Rather telling that he mentions she's too tired for sex, but doesn't mention how she feels about his having sex with her while she's asleep. He doesn't mention any birth control method either, which begs the question if he knows what they've used in the past or whether he even bothers with condoms now.

He doesn't mention a lot, does he? Except that he wants sex and she's too tired. And he's "found" that he can have sex with her while she's asleep.

My only worry is whether she could become pregnant

Not a terribly nice communicative guy. Horny little toad, though. It's one thing to roll over for sleepy sex one night without thinking about it. It's another to make screwing his sleeping wife what sounds like a habit, to be concerned about pregancy to the point of writing a stranger, to be discussing his concerns with a stranger rather than discussing it with his wife, and to word the description of the situation in the way he has.

YMMV.

(Reply to this)(Parent)(Thread)


(Anonymous)
2004-04-10 09:14 am UTC (link)
He doesn't mention a lot, does he?

Which was exactly my point. We know nothing of this hypothetical couple besides what he said in his letter and what we can infer.

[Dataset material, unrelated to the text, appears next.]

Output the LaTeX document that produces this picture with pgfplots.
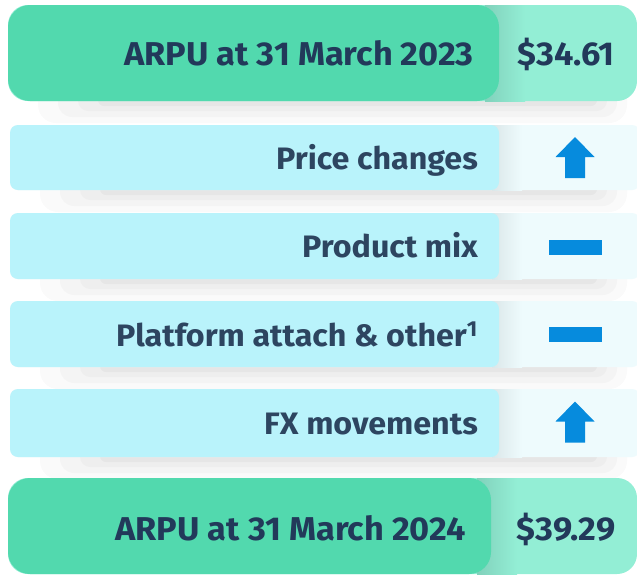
\documentclass[border=0pt]{standalone}
\usepackage{pgfplots}
\pgfplotsset{compat=1.18}
\usepackage{fontspec}
\setmainfont{Fira Sans}[FakeStretch=1.04]
\definecolor{gdark}{HTML}{52D9AE}
\definecolor{glight}{HTML}{93EED5}
\definecolor{cyanbox}{HTML}{B9F3FB}
\definecolor{cfaint}{HTML}{EEFBFD}
\definecolor{txt}{HTML}{22395A}
\definecolor{txtmid}{HTML}{2D4560}
\definecolor{arrowblue}{HTML}{068BDD}
\pgfdeclareplotmark{uparrow}{%
  \pgfpathmoveto{\pgfpoint{0pt}{20.5pt}}%
  \pgfpathlineto{\pgfpoint{19.5pt}{0.5pt}}%
  \pgfpathlineto{\pgfpoint{10pt}{0.5pt}}%
  \pgfpathlineto{\pgfpoint{10pt}{-20.5pt}}%
  \pgfpathlineto{\pgfpoint{-10pt}{-20.5pt}}%
  \pgfpathlineto{\pgfpoint{-10pt}{0.5pt}}%
  \pgfpathlineto{\pgfpoint{-19.5pt}{0.5pt}}%
  \pgfpathclose\pgfusepathqfill}
\pgfdeclareplotmark{flatdash}{%
  \pgfpathrectangle{\pgfpoint{-26.5pt}{-7.5pt}}{\pgfpoint{53pt}{15pt}}%
  \pgfusepathqfill}
\newcommand{\dropshadow}[4]{%
  \fill[black,opacity=0.02,rounded corners=18pt] ({#1+30},{#2+4}) rectangle ({#3-10},{#4+22});
  \fill[black,opacity=0.022,rounded corners=14pt] ({#1+50},{#2+4}) rectangle ({#3-20},{#4+16});
  \fill[black,opacity=0.025,rounded corners=10pt] ({#1+70},{#2+4}) rectangle ({#3-30},{#4+10});
  \fill[black,opacity=0.03,rounded corners=6pt] ({#1+90},{#2+4}) rectangle ({#3-40},{#4+5});
}
\newcommand{\midrow}[2]{%
  \dropshadow{10}{#1}{637}{#2}
  \fill[cfaint,rounded corners=8pt] (10,#1) rectangle (640,#2);
  \shade[left color=cfaint!92!black, right color=cfaint] (492,#1) rectangle (522,#2);
  \fill[cyanbox,rounded corners=8pt] (10,#1) rectangle (499,#2);
}
\begin{document}
\begin{tikzpicture}
\begin{axis}[at={(0,0)}, anchor=south west, width=637pt, height=574pt,
  scale only axis, xmin=0, xmax=637, ymin=0, ymax=574, y dir=reverse,
  hide axis, clip=true]
\fill[white] (0,0) rectangle (637,574);
% top row
\dropshadow{8}{5}{637}{101}
\fill[glight,rounded corners=20pt] (8,5) rectangle (637,101);
\shade[left color=glight!88!black, right color=glight] (485,5) rectangle (525,101);
\fill[gdark,rounded corners=22pt] (8,5) rectangle (499,101);
% middle rows
\midrow{125}{190}
\midrow{213}{279}
\midrow{301}{367}
\midrow{389}{457}
% bottom row
\fill[glight,rounded corners=20pt] (8,478) rectangle (637,574);
\shade[left color=glight!88!black, right color=glight] (477,478) rectangle (517,574);
\fill[gdark,rounded corners=22pt] (8,478) rectangle (491,574);
% labels
\begin{scope}[every node/.style={text=txt,inner sep=0pt,font=\fontsize{33}{38}\selectfont\bfseries}]
\node[anchor=base east] at (474,65) {ARPU at 31 March 2023};
\node[anchor=base] at (566,65) {\$34.61};
\node[anchor=base east] at (466,540) {ARPU at 31 March 2024};
\node[anchor=base] at (566,540) {\$39.29};
\end{scope}
\begin{scope}[every node/.style={text=txtmid,inner sep=0pt,font=\fontsize{31}{36}\selectfont\bfseries}]
\node[anchor=base east] at (478,169) {Price changes};
\node[anchor=base east] at (478,257) {Product mix};
\node[anchor=base east] at (478,346) {Platform attach \& other\textsuperscript{1}};
\node[anchor=base east] at (478,434) {FX movements};
\end{scope}
% change indicators: up = increase, dash = no change
\addplot[only marks, mark=uparrow, color=arrowblue] coordinates {(575,157.5) (575,422)};
\addplot[only marks, mark=flatdash, color=arrowblue] coordinates {(575.5,247.5) (575.5,334.5)};
\end{axis}
\end{tikzpicture}
\end{document}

I'm not trying to judge the "right" or the "wrong" in this situation; I think the other thread has done that to death. All I've been trying to do is offer some explanation for sagra's original question (I'm not sure why the "she should have put out" guy is a troll when the "castration" people aren't.).

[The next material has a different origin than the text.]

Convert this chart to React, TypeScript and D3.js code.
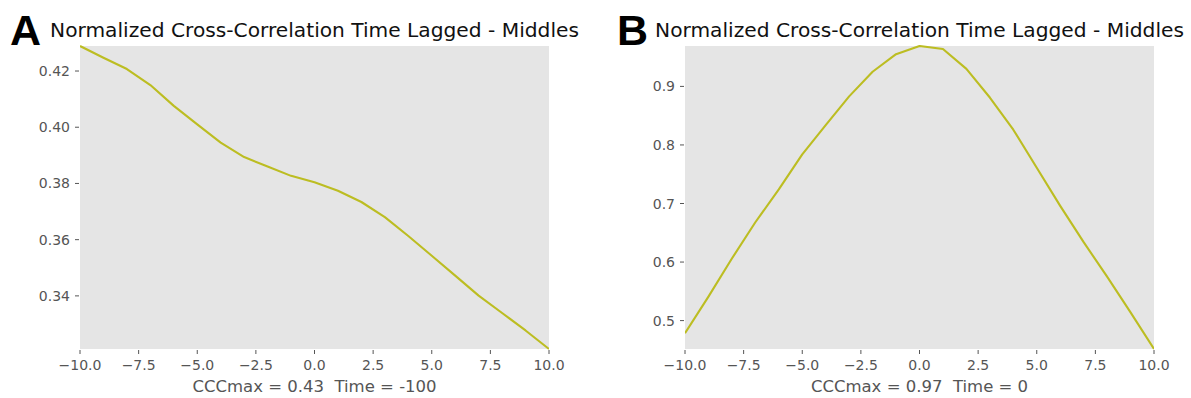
import React from "react";
import * as d3 from "d3";

const lags = [-10, -9, -8, -7, -6, -5, -4, -3, -2, -1, 0, 1, 2, 3, 4, 5, 6, 7, 8, 9, 10];
const seriesA = [0.4289, 0.4247, 0.4207, 0.415, 0.4076, 0.401, 0.3945, 0.3894, 0.386, 0.3827, 0.3804, 0.3774, 0.3734, 0.368, 0.3613, 0.3543, 0.3472, 0.3401, 0.3339, 0.3277, 0.3211];
const seriesB = [0.4785, 0.541, 0.606, 0.668, 0.724, 0.784, 0.834, 0.883, 0.925, 0.955, 0.969, 0.964, 0.93, 0.881, 0.826, 0.761, 0.696, 0.634, 0.575, 0.514, 0.4515];
const xTicks = [-10, -7.5, -5, -2.5, 0, 2.5, 5, 7.5, 10];
const yTicksA = [0.34, 0.36, 0.38, 0.4, 0.42];
const yTicksB = [0.5, 0.6, 0.7, 0.8, 0.9];
const titleText = "Normalized Cross-Correlation Time Lagged - Middles";
const panelLetters = ["A", "B"];
const xLabels = ["CCCmax = 0.43  Time = -100", "CCCmax = 0.97  Time = 0"];

const FONT = "'DejaVu Sans', sans-serif";
const TICK = "#555555";

function fmtX(v: number) {
  return d3.format(".1f")(v).replace("-", "\u2212");
}

type PanelProps = {
  left: number;
  right: number;
  values: number[];
  yTicks: number[];
  yFmt: string;
  letter: string;
  letterX: number;
  xlabel: string;
};

function Panel({ left, right, values, yTicks, yFmt, letter, letterX, xlabel }: PanelProps) {
  const top = 46;
  const bottom = 349;
  const x = d3.scaleLinear().domain([-10, 10]).range([left, right]);
  const ext = d3.extent(values) as [number, number];
  const y = d3.scaleLinear().domain(ext).range([bottom, top]);
  const line = d3
    .line<number>()
    .x((_, i) => x(lags[i]))
    .y((d) => y(d));
  const cx = (left + right) / 2;
  return (
    <g>
      <rect x={left} y={top} width={right - left} height={bottom - top} fill="#E5E5E5" />
      <clipPath id={"clip" + letter}>
        <rect x={left} y={top - 1} width={right - left} height={bottom - top + 2} />
      </clipPath>
      <path d={line(values) || ""} fill="none" stroke="#bcbd22" strokeWidth={2.1} strokeLinejoin="round" clipPath={`url(#clip${letter})`} />
      {xTicks.map((t) => (
        <g key={t}>
          <line x1={x(t)} x2={x(t)} y1={bottom + 1} y2={bottom + 5} stroke={TICK} strokeWidth={1} />
          <text x={x(t)} y={bottom + 21} textAnchor="middle" fontFamily={FONT} fontSize={14} fill={TICK}>
            {fmtX(t)}
          </text>
        </g>
      ))}
      {yTicks.map((t) => (
        <g key={t}>
          <line x1={left - 5} x2={left - 1} y1={y(t)} y2={y(t)} stroke={TICK} strokeWidth={1} />
          <text x={left - 10} y={y(t)} dy="0.36em" textAnchor="end" fontFamily={FONT} fontSize={14} fill={TICK}>
            {d3.format(yFmt)(t)}
          </text>
        </g>
      ))}
      <text x={cx} y={392} textAnchor="middle" fontFamily={FONT} fontSize={16.5} fill={TICK} style={{ whiteSpace: "pre" }}>
        {xlabel}
      </text>
      <text x={cx} y={37} textAnchor="middle" fontFamily={FONT} fontSize={20.2} fill="#111">
        {titleText}
      </text>
      <text x={letterX} y={45} fontFamily="'Liberation Sans', Arial, sans-serif" fontWeight="bold" fontSize={43} fill="#000">
        {letter}
      </text>
    </g>
  );
}

export default function App() {
  return (
    <svg width={1191} height={398} style={{ position: "absolute", left: 0, top: 0, background: "#fff" }}>
      <rect width={1191} height={398} fill="#fff" />
      <Panel left={80} right={549} values={seriesA} yTicks={yTicksA} yFmt=".2f" letter={panelLetters[0]} letterX={10} xlabel={xLabels[0]} />
      <Panel left={685} right={1154} values={seriesB} yTicks={yTicksB} yFmt=".1f" letter={panelLetters[1]} letterX={617} xlabel={xLabels[1]} />
    </svg>
  );
}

What my argument boils down to is that people come into any situation with their own biases and preconceived notions. We have no idea if this couple even exists, or what their real situation may be. Frankly, neither did the person who gave the original advice. All any of us can do is read what's there and then try to read between the lines.

What most of us read is "selfish asshole" (hence the abused/abuser viewpoint that I believe the "castration" argument arose from), but others see something slightly different. This guy is in a monogamous relationship and therefore his partner is the only one who can fulfill his sexual needs (aside from masturbation, which isn't the same experience as something done with a partner), since he (theoretically) would not be going outside of his marriage.

I mean, I think the only thing that we can know for sure, and all agree on, is that no one should be having sex with their partner without their knowledge/consent, whether it be because of sleep, drunkenness, or some other impairment. Beyond that, trying to judge the specific case is mostly guesswork, and our own biases/experiences/etc are what dictate how we treat the situation.

That is why I think the "castration" people were treated differently than the "she should put out" people.

-ADR

(Reply to this)(Parent)


[info]oxydosic
2004-04-09 06:06 pm UTC (link)
so...if after having 2 kids i have next to no sex drive, i shouldn't remain married if i don't want to have sex with my husband? Sorry but it's my body, and i'm not going to lay there and pretend so he can get his jollies off. And if he really loved me he'd understand. I don't get your logic. You're putting more emphasis on sex than there needs to be,in my opinion. There's much more to a good relationship than fucking.

(Reply to this)(Parent)(Thread)


[info]sagralisse
2004-04-09 08:28 pm UTC (link)
What part of Assuming that you really do love your partner and want to maintain a happy relationship, you'll come to some sort of compromise. did you find confusing?